Why in the field theory, particle's motion is described by 0+1 dimensional field theory? I started reading the lecture notes on Path integral formulation by Ashoke Das. At the very first page of the introduction chapter, he says that - "a theory describing the motion of a particle can be regarded as a special case, namely, we can think of such a theory as a $(0+1)$ dimensional field theory".
I don't understand why this is so. Maybe it is a very trivial question but I couldn't find a straightforward answer. I am puzzled by thinking why the time is enough to describe the motion? A particle surely has spatial dimension and can move in a 3-dimensional space as well. In absence of any external potential, a particle moves in a straight-line with constant velocity. This certainly requires a $1+1$ description. Doesn't it?

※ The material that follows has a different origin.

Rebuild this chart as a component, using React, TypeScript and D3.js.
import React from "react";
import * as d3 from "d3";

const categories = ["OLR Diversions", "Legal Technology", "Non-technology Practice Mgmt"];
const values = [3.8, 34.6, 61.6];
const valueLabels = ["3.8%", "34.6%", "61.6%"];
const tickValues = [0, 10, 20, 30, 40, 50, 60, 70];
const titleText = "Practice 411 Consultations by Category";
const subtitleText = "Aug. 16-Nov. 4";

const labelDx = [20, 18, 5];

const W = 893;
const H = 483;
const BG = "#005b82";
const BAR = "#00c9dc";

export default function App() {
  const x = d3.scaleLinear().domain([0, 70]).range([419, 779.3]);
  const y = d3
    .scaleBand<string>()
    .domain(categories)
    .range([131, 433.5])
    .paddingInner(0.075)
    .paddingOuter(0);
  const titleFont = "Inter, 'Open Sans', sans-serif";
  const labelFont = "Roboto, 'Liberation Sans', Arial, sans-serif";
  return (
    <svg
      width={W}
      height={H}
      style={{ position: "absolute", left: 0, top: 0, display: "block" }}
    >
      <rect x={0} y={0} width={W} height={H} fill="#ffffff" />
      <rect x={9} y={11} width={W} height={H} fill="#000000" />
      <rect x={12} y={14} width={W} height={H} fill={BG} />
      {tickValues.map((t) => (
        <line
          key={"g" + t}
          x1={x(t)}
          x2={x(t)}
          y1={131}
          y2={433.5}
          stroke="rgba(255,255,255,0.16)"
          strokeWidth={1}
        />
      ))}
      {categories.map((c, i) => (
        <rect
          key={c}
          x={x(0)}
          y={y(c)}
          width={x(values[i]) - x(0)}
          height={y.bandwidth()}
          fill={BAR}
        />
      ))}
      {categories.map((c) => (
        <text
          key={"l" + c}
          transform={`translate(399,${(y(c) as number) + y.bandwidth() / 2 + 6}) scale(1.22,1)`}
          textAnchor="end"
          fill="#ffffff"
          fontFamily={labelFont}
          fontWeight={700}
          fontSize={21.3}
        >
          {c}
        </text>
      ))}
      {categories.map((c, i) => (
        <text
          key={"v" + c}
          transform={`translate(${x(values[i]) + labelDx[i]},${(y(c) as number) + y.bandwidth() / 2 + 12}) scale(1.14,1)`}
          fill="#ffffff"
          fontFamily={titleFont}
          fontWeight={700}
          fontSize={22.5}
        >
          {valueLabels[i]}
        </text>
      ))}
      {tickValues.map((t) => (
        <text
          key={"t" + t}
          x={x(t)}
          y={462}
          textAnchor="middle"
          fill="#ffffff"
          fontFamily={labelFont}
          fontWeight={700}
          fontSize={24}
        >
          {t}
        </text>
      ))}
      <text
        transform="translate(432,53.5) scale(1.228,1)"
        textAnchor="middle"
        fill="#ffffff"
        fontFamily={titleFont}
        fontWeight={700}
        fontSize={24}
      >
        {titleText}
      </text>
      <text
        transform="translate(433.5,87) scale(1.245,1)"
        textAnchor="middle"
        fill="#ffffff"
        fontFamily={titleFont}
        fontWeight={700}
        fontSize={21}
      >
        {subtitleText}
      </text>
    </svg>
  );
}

 A: Field theory in $(0+1)$ dimensions is formally equivalent to particle mechanics.
To see why let's first consider a scalar field $\phi$ in $(d+1)$ dimensions: it specifies a field value $\phi(t, x_1,...,x_d)$ for each point $(t, x_1,...,x_d)$ in spacetime. Therefore, the field is a map from spacetime to real numbers:
$$(t, x_1,...,x_d) \rightarrow \phi(t, x_1,...,x_d).$$
On the other hand, the trajectory of a particle in $(d + 1)$ spacetime dimensions gives you a point in space for each time.

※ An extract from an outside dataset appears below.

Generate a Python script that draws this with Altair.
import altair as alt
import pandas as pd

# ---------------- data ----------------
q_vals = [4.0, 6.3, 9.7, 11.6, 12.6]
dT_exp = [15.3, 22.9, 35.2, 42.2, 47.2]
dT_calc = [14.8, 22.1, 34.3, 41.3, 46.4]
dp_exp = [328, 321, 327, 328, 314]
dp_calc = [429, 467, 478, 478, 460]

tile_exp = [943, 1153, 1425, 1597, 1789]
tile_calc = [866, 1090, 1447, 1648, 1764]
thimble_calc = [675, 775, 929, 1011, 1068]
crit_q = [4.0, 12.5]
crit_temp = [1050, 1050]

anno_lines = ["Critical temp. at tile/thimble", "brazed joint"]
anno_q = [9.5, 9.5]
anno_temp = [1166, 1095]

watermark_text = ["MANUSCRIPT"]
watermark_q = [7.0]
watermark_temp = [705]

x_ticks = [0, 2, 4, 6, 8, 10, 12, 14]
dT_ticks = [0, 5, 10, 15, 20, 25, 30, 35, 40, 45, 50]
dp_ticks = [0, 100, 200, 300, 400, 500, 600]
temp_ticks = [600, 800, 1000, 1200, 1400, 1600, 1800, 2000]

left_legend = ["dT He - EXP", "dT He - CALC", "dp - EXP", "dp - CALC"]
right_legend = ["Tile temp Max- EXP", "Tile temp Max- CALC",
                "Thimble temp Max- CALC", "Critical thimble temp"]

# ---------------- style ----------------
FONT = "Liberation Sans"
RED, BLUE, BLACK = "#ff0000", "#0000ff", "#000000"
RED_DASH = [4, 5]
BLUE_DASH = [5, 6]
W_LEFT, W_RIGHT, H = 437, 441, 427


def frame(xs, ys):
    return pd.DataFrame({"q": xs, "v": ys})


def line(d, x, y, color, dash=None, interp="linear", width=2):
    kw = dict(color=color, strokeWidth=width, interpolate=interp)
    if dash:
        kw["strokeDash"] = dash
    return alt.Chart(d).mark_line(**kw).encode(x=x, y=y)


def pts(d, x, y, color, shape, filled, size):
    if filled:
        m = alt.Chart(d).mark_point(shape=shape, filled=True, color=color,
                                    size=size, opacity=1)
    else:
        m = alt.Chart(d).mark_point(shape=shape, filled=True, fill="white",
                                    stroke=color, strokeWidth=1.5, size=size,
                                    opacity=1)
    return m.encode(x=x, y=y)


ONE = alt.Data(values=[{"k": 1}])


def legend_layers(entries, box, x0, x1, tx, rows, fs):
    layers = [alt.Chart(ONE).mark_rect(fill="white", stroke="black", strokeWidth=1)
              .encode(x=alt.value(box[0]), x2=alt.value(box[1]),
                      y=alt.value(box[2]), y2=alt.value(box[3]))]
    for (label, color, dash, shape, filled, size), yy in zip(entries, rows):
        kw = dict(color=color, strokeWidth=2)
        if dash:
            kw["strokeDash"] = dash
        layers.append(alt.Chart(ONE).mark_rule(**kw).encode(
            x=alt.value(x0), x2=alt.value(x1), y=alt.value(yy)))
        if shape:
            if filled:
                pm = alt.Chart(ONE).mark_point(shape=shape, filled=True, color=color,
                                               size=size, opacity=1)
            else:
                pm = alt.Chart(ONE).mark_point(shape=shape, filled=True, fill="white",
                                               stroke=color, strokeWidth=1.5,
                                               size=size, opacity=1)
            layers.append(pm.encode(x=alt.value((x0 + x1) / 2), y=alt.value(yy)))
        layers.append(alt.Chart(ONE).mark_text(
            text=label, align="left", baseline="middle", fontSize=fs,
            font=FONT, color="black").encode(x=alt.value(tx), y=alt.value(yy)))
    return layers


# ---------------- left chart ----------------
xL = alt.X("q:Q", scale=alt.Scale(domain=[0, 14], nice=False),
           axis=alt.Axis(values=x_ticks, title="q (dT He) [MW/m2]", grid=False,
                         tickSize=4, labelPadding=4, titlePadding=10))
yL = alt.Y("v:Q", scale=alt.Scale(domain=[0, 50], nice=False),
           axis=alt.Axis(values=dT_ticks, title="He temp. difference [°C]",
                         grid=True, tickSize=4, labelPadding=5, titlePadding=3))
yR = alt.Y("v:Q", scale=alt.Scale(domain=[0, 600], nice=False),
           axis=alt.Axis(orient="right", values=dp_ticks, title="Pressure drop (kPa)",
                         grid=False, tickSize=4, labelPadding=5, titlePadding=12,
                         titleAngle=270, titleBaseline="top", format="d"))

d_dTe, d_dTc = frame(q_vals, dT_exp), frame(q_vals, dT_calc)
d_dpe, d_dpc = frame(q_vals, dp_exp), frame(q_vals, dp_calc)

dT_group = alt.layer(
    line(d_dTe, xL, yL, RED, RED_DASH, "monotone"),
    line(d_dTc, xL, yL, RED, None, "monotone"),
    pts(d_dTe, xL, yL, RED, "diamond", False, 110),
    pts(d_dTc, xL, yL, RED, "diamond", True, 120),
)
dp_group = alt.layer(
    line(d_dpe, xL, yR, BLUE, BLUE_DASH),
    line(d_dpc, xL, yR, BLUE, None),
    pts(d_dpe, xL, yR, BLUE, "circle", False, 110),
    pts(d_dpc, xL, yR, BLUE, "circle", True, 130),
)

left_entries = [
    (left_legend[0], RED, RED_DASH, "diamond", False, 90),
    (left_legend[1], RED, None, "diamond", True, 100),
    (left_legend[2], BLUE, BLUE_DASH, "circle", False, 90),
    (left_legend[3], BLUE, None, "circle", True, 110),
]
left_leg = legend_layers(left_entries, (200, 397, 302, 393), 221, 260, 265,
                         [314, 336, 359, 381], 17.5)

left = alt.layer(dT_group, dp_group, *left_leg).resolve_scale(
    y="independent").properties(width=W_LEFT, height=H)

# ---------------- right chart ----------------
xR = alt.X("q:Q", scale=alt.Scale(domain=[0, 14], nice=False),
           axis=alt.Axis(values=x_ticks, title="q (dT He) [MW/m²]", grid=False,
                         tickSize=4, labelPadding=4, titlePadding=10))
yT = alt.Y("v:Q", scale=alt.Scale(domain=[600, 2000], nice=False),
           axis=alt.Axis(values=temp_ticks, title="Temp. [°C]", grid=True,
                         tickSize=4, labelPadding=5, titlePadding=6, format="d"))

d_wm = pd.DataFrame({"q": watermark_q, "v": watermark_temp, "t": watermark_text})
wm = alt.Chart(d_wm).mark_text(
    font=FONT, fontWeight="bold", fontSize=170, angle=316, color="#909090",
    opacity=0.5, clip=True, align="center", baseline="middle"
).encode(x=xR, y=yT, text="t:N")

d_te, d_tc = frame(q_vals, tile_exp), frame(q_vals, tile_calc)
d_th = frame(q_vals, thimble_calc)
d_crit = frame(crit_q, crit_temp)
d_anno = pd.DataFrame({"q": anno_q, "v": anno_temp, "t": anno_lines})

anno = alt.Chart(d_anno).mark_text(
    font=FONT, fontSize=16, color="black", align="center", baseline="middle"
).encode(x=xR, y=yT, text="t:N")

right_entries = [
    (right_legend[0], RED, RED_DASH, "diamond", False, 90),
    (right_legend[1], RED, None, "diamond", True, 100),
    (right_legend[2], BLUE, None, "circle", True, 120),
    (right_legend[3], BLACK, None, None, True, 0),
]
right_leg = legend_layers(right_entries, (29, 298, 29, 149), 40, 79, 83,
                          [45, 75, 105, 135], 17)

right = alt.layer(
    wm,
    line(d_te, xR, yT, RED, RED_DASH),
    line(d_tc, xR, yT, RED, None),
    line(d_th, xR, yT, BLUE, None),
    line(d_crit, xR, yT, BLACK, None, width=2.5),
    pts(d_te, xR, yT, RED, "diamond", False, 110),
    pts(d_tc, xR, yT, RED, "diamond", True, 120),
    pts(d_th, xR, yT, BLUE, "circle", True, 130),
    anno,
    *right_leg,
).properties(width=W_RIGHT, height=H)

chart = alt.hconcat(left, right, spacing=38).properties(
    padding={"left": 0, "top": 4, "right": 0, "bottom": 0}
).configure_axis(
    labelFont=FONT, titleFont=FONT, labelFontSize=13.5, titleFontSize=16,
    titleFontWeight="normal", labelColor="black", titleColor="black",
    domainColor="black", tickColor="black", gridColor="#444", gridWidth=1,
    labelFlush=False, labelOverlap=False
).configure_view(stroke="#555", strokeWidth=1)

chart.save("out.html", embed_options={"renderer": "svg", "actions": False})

The trajectory can be viewed as a map
$$t \rightarrow (\phi_1(t), . . . , \phi_d(t)).$$
I used the symbol $\phi_i(t)$  instead of the more common $x_i(t)$ to make more evident the analogy with the field case: the "output" of the "trajectory map" is $d$ real numbers but the "input" space is just the real line, formally a $(0+1)$ spacetime (i.e. only time!).
In short: a collection of $d$ scalar fields $\phi_i$ over $(0+1)$  spacetime is equivalent to the trajectory (or world line) of a particle in $(d+1)$ spacetime.
Note: it is also possible to consider $0+0$ "field theory", but this is another story, see this question.